*Data shown*.
== == ==

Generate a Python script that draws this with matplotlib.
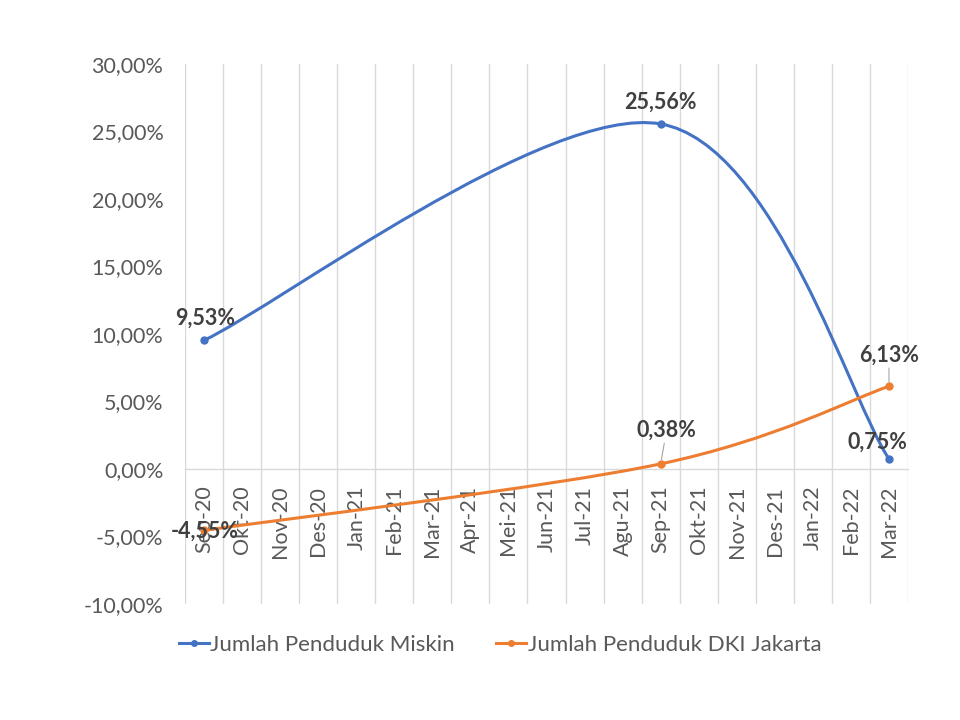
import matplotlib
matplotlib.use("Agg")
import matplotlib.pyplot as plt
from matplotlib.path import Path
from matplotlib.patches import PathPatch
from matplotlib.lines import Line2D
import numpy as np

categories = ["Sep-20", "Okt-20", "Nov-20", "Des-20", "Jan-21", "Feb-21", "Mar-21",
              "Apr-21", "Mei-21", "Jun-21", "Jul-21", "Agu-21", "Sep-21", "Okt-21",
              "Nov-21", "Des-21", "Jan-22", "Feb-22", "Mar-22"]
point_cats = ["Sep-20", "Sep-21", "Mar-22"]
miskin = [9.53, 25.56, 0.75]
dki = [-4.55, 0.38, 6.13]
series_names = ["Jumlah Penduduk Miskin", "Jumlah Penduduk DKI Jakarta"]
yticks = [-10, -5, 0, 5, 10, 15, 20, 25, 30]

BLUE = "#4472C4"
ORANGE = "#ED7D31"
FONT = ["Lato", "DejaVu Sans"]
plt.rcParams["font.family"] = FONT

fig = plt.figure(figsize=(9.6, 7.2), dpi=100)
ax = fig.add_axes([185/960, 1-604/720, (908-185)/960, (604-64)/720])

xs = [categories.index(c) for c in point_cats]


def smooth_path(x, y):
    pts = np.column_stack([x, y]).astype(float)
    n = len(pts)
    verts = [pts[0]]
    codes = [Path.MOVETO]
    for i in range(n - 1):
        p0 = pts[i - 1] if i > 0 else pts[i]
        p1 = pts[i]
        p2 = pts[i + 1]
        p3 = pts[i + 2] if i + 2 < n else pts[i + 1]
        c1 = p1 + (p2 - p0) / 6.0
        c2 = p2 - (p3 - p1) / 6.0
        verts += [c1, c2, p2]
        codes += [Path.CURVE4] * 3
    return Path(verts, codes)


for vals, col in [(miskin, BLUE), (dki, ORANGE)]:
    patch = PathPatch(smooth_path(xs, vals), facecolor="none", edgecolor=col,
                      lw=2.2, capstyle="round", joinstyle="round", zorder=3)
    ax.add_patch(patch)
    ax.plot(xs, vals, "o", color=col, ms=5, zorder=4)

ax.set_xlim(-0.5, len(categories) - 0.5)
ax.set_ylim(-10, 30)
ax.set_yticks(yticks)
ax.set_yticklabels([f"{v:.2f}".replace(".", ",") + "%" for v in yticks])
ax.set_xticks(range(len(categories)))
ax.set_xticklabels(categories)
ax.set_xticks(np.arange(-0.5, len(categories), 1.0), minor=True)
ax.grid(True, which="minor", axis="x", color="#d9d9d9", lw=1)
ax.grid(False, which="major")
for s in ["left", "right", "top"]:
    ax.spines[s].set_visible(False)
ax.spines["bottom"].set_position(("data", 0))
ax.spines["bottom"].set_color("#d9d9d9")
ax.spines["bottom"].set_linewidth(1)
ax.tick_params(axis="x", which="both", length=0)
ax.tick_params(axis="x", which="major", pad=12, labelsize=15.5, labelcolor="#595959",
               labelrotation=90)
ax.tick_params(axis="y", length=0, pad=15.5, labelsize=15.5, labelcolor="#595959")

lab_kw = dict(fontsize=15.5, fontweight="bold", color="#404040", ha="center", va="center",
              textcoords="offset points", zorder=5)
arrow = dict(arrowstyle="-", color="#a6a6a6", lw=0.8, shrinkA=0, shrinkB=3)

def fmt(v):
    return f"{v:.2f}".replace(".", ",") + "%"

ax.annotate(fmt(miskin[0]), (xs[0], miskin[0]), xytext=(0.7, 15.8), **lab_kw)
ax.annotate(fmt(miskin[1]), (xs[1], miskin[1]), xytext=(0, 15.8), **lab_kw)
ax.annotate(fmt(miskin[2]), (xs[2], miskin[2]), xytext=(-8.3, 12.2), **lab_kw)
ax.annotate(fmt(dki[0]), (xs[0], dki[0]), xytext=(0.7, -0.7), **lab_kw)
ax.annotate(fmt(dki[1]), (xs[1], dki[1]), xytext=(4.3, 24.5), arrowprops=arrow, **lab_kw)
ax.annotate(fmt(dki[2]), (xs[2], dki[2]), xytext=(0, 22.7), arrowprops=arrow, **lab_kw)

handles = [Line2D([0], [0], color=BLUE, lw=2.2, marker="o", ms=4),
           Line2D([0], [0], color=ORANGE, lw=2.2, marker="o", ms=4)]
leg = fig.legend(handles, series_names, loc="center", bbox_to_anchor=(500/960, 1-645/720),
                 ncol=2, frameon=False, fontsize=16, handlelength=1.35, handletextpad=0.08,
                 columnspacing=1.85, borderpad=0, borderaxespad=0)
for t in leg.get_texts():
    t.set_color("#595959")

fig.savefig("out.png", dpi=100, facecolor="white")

== == ==

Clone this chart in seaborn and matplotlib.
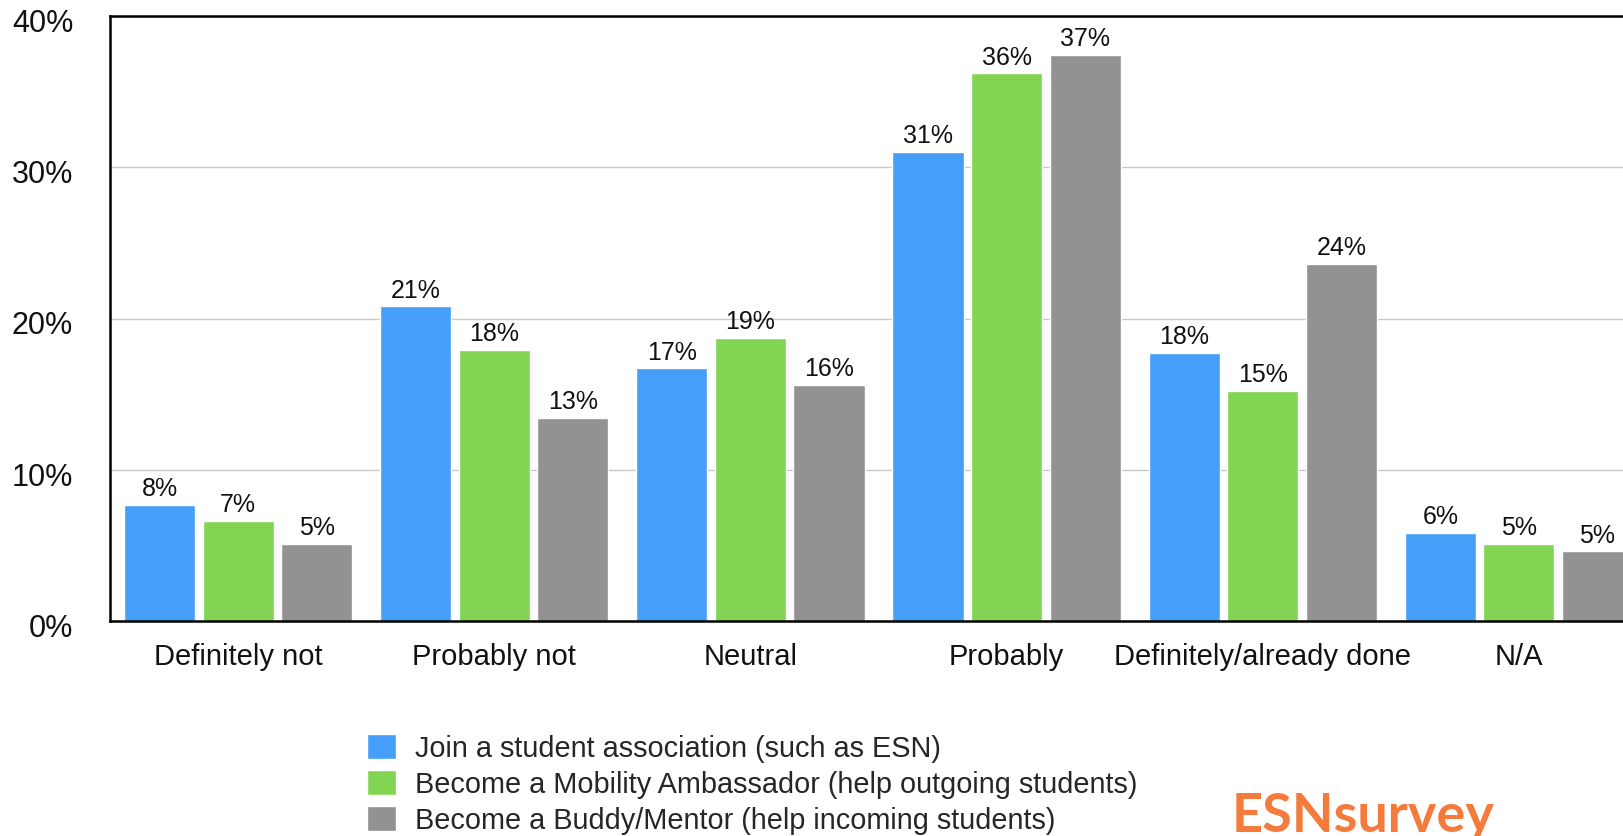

== == ==

*What is being asked*. Give again the lines from "Generate a Python" to "import numpy as np" exactly, both of those lines included, and do not include any pictures.

*Answer to the exercise*.
Generate a Python script that draws this with matplotlib.
import matplotlib
matplotlib.use("Agg")
import matplotlib.pyplot as plt
from matplotlib.path import Path
from matplotlib.patches import PathPatch
from matplotlib.lines import Line2D
import numpy as np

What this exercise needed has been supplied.